Caminando sin prisa recordé este fragmento (no la totalidad del poema) cuando habla de la vergüenza que podemos sentir cuando de repente se revelan algunos motivos, así como la culpa que los acompaña. Apreté el paso para evadir estas cuestiones que surgen cuando menos lo pensamos. Todo esto se debe después de haber leído Little Gidding, un poema que se titula como la aldea cerca de Cambridge en Huntingdonshire en donde se estableció una comunidad anglicana y se refugió Carlos I hasta que llegaran los puritanos en 1646 y la destruyeron como lo hicieron con todos los teatros del reino.
“Y lo que llamamos el principio es a menudo el fin y llegar al final es llegar al principio”, como la serpiente que se muerde la cola y, aunque los viejos olvidamos, hay ciertas cosas en la vida que no se olvidan, como sabía Enrique V cuando ofreció una espléndida arenga el 24 de octubre de 1415, antes de enfrentar a un ejército de cuarenta mil caballeros franceses frescos y relajados, cinco veces mayor que el propio, cerca del castillo de Agincourt.
Por todo esto, me viene a la memoria la ceguera con la que pude enfrentar algunas situaciones sin haber podido ver la realidad ni haber imaginado los efectos secundarios, creyendo que éramos quién sabe qué clase de seres ejerciendo lo que considerábamos era nuestra libertad, sin darnos cuenta del daño que pudimos haber causado de tal manera que, tiempo después, nos avergonzamos de los motivos cuando se vuelven a revelar.
Nos desahogamos reconstruyendo los hechos para volver a armar el caso y reconocer por qué actuamos de esa manera y cuál fue en verdad el daño que hicimos.

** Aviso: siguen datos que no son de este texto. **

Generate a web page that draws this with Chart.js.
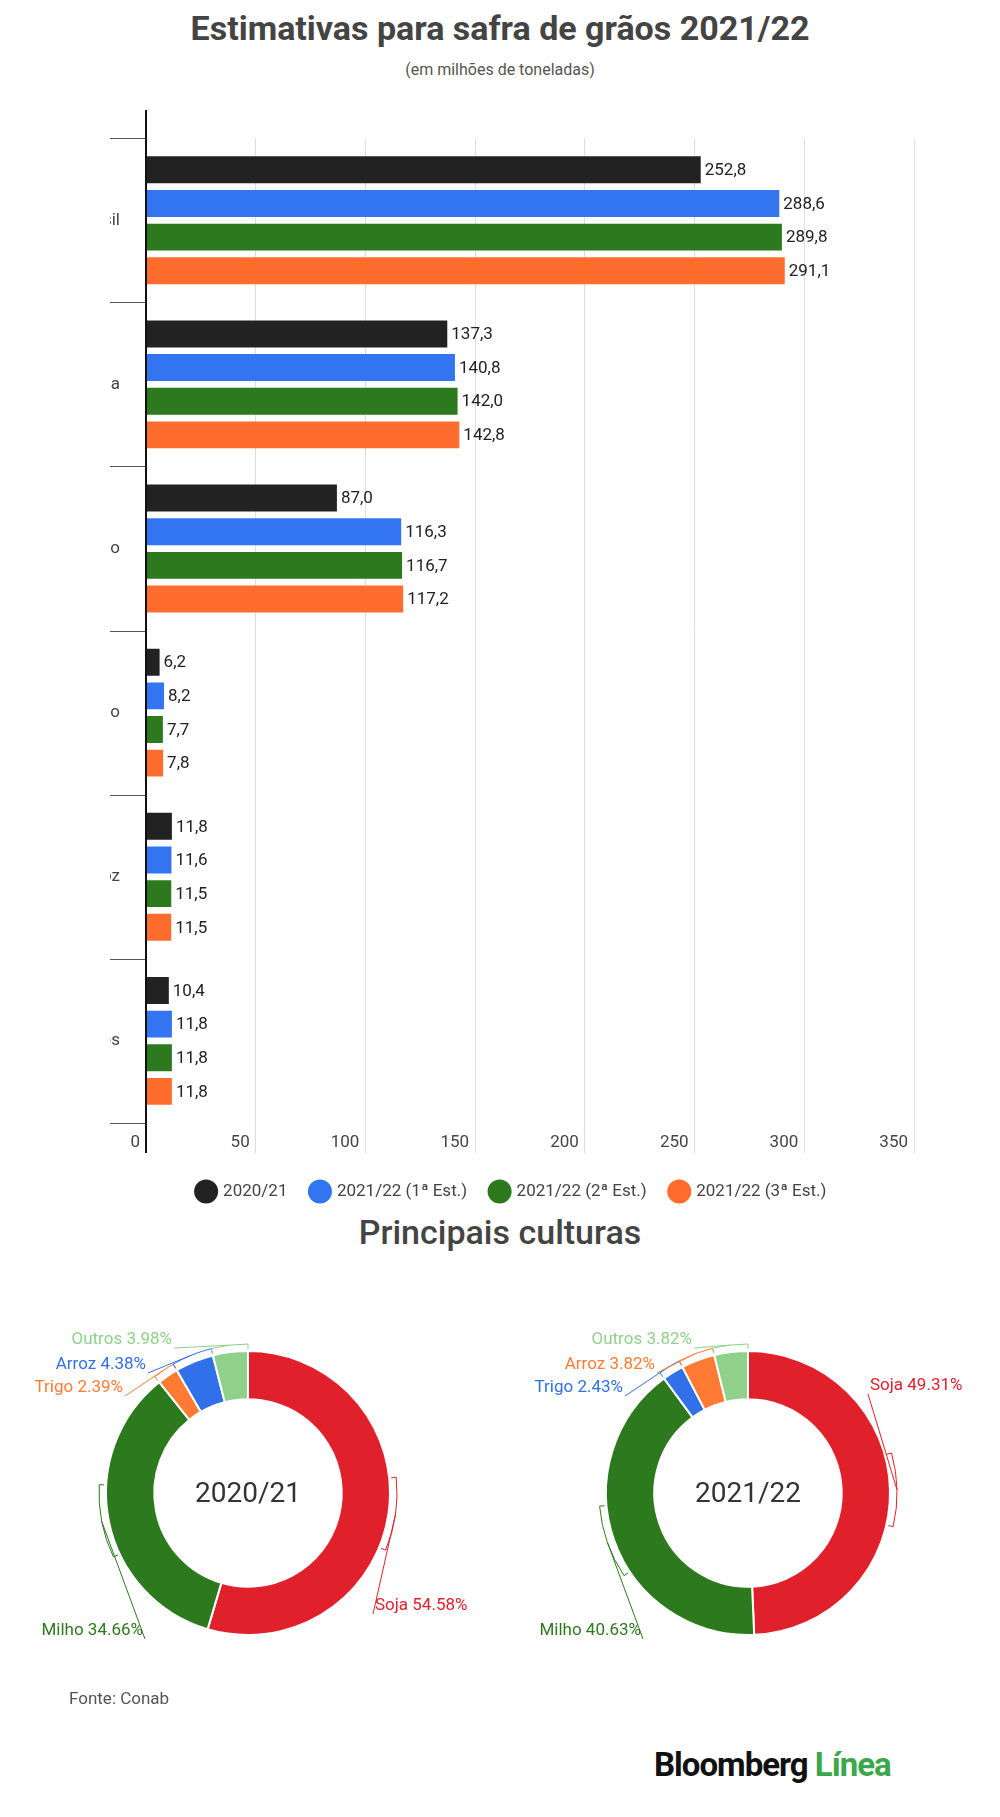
<!DOCTYPE html>
<html><head><meta charset="utf-8">
<script src="https://cdn.jsdelivr.net/npm/chart.js@4"></script>
<style>
body{margin:0;width:1000px;height:1817px;background:#fff;font-family:Roboto,sans-serif;position:relative;overflow:hidden}
.t{position:absolute;left:0;width:1000px;text-align:center;color:#444}
canvas{position:absolute}
</style></head><body>
<div class="t" style="top:8px;font-size:34px;font-weight:bold">Estimativas para safra de grãos 2021/22</div>
<div class="t" style="top:60px;font-size:16px;color:#555">(em milhões de toneladas)</div>
<div style="position:absolute;left:110px;top:110px;width:890px;height:1100px"><canvas id="bar" width="890" height="1100"></canvas></div>
<div class="t" style="top:1212px;font-size:34px;font-weight:500">Principais culturas</div>
<div style="position:absolute;left:0;top:1290px;width:500px;height:410px"><canvas id="d1"></canvas></div>
<div style="position:absolute;left:500px;top:1290px;width:500px;height:410px"><canvas id="d2"></canvas></div>
<div style="position:absolute;left:69px;top:1688px;font-size:17px;color:#555">Fonte: Conab</div>
<div style="position:absolute;left:654px;top:1745px;font-size:33px;font-weight:bold;letter-spacing:-1px;color:#111">Bloomberg <span style="color:#3aa84a">Línea</span></div>
<script>
const categories=["Brasil","Soja","Milho","Trigo","Arroz","Outros"];
const seriesNames=["2020/21","2021/22 (1ª Est.)","2021/22 (2ª Est.)","2021/22 (3ª Est.)"];
const s2020=[252.8,137.3,87.0,6.2,11.8,10.4];
const s2122a=[288.6,140.8,116.3,8.2,11.6,11.8];
const s2122b=[289.8,142.0,116.7,7.7,11.5,11.8];
const s2122c=[291.1,142.8,117.2,7.8,11.5,11.8];
const xTicks=[0,50,100,150,200,250,300,350];
const barColors=["#222222","#3374f0","#2d7a1e","#ff6d2e"];

const donutCats1=["Soja","Milho","Trigo","Arroz","Outros"];
const donutVals1=[54.58,34.66,2.39,4.38,3.98];
const donutCats2=["Soja","Milho","Trigo","Arroz","Outros"];
const donutVals2=[49.31,40.63,2.43,3.82,3.82];

Chart.defaults.font.family="Roboto, sans-serif";
const fmt=v=>v.toFixed(1).replace('.',',');

const barPlugin={id:'bp',afterDatasetsDraw(c){
  const ctx=c.ctx,y=c.scales.y,x=c.scales.x,a=c.chartArea;
  ctx.save();
  // category separators
  ctx.strokeStyle='#555';ctx.lineWidth=1;
  for(let i=0;i<=categories.length;i++){
    const yy=Math.round(a.top+(a.bottom-a.top)*i/categories.length)+0.5;
    ctx.beginPath();ctx.moveTo(a.left-79,yy);ctx.lineTo(a.left,yy);ctx.stroke();
  }
  // axis line
  ctx.strokeStyle='#111';ctx.lineWidth=2;
  ctx.beginPath();ctx.moveTo(a.left,a.top-30);ctx.lineTo(a.left,a.bottom+30);ctx.stroke();
  // x tick labels
  ctx.fillStyle='#444';ctx.font='17px Roboto';ctx.textAlign='right';ctx.textBaseline='middle';
  xTicks.forEach(t=>ctx.fillText(String(t),x.getPixelForValue(t)-6,a.bottom+20));
  // value labels
  ctx.textAlign='left';ctx.fillStyle='#222';
  c.data.datasets.forEach((ds,di)=>{
    c.getDatasetMeta(di).data.forEach((el,i)=>{
      ctx.fillText(fmt(ds.data[i]),el.x+4,el.y+1);
    });
  });
  ctx.restore();
}};

new Chart(document.getElementById('bar'),{
  type:'bar',
  data:{labels:categories,datasets:[s2020,s2122a,s2122b,s2122c].map((d,i)=>({label:seriesNames[i],data:d,backgroundColor:barColors[i],categoryPercentage:0.82,barPercentage:0.8}))},
  options:{indexAxis:'y',responsive:false,animation:false,
    layout:{padding:{top:20,right:86,left:0,bottom:0}},
    scales:{
      x:{min:0,max:350,afterBuildTicks(s){s.ticks=xTicks.map(v=>({value:v}));},
         grid:{color:'#dddddd',tickLength:30,drawTicks:true},border:{display:false},
         ticks:{display:false},afterFit(s){s.height=36;}},
      y:{grid:{display:false},border:{display:false},
         ticks:{color:'#444',font:{size:17},padding:18},afterFit(s){s.width=36;}}
    },
    plugins:{legend:{position:'bottom',labels:{usePointStyle:true,pointStyle:'circle',boxWidth:22,boxHeight:22,padding:24,color:'#444',font:{size:17}}},tooltip:{enabled:false}}
  },plugins:[barPlugin]
});

function donut(id,cats,vals,colors,center,labelPos){
  const p={id:'lbl',afterDatasetsDraw(c){
    const ctx=c.ctx;ctx.save();
    const meta=c.getDatasetMeta(0);
    meta.data.forEach((el,i)=>{
      const L=labelPos[i];const col=colors[i];
      const r=el.outerRadius+7,cx=el.x,cy=el.y;
      const sa=el.startAngle,ea=el.endAngle,ma=(sa+ea)/2;
      ctx.strokeStyle=col;ctx.lineWidth=1;
      const span=Math.min(ea-sa,0.5);
      const s1=ma-span/2,e1=ma+span/2;
      ctx.beginPath();
      ctx.moveTo(cx+Math.cos(s1)*(r-5),cy+Math.sin(s1)*(r-5));
      ctx.arc(cx,cy,r,s1,e1);
      ctx.lineTo(cx+Math.cos(e1)*(r-5),cy+Math.sin(e1)*(r-5));
      ctx.stroke();
      const mx=cx+Math.cos(ma)*r,my=cy+Math.sin(ma)*r;
      ctx.beginPath();ctx.moveTo(mx,my);ctx.lineTo(L[0],L[1]+8);ctx.stroke();
      ctx.fillStyle=col;ctx.font='17px Roboto';ctx.textAlign=L[2];ctx.textBaseline='middle';
      ctx.fillText(cats[i]+' '+vals[i].toFixed(2)+'%',L[0]+(L[2]==='left'?2:-2),L[1]);
    });
    ctx.fillStyle='#333';ctx.font='28px Roboto';ctx.textAlign='center';
    ctx.fillText(center,meta.data[0].x,meta.data[0].y+2);
    ctx.restore();
  }};
  new Chart(document.getElementById(id),{type:'doughnut',
    data:{labels:cats,datasets:[{data:vals,backgroundColor:colors,borderColor:'#fff',borderWidth:2}]},
    options:{responsive:true,maintainAspectRatio:false,animation:false,cutout:'66%',
      layout:{padding:{top:60,bottom:64,left:0,right:4}},
      plugins:{legend:{display:false},tooltip:{enabled:false}}},plugins:[p]});
}
donut('d1',donutCats1,donutVals1,["#e0202a","#2d7a1e","#ff7b33","#3070e8","#8fd18a"],"2020/21",
  [[373,316,'left'],[145,341,'right'],[125,98,'right'],[148,75,'right'],[174,50,'right']]);
donut('d2',donutCats2,donutVals2,["#e0202a","#2d7a1e","#3070e8","#ff7b33","#8fd18a"],"2021/22",
  [[368,96,'left'],[143,341,'right'],[125,98,'right'],[157,75,'right'],[194,50,'right']]);
</script></body></html>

El fuego que purifica es el verbo en las oraciones, ese que le da vida al predicado y que, una vez escrito, nos puede servir para aligerar la carga, sobre todo, si somos afortunados y tenemos una segunda oportunidad, si es que hemos tenido la capacidad de escuchar a esa voz que nos llega del fondo del alma, que se trepa por la estructura moral que nos sostiene y nos dice si aquello no o sí, aunque sabemos que una vez encarrilado el ratón, no le hacemos el menor caso.
“Esta es la utilidad de la memoria para la liberación: no reduce el amor sino lo expande más allá del deseo y, por tanto, nos libra del futuro y del pasado, cuando la historia es servidumbre, pero también es libertad” o, como decía Nina Simone, “sólo se puede vivir en libertad si no tenemos miedo”.
Aprieto el paso entre la fronda del bosque y respiro hondo para darme cuenta cómo se desvanecen los rostros, los lugares y los seres transfigurados en el tiempo, tratando de revivir aquello que hicimos, tal como le pasó a T.S. Eliot que, conociendo la enfermedad mental de su mujer, tuvo que mandarla a un sanatorio. Poco después, cuando vigilaba el blitz en 1940 desde la azotea del edificio donde trabajaba en Londres y el día estaba a punto de romper “en una desfigurada calle me dejó, con una seña de despedida que se desvaneció al sonar la sirena”, al tiempo que veía la polvareda de los edificios que se habían desplomado.
A pesar de haber vivido todo esto, aseguraba que “todo irá bien, toda clase de cosas saldrán bien”, como creemos que sucede, si logramos depurar la vergüenza de los motivos revelados.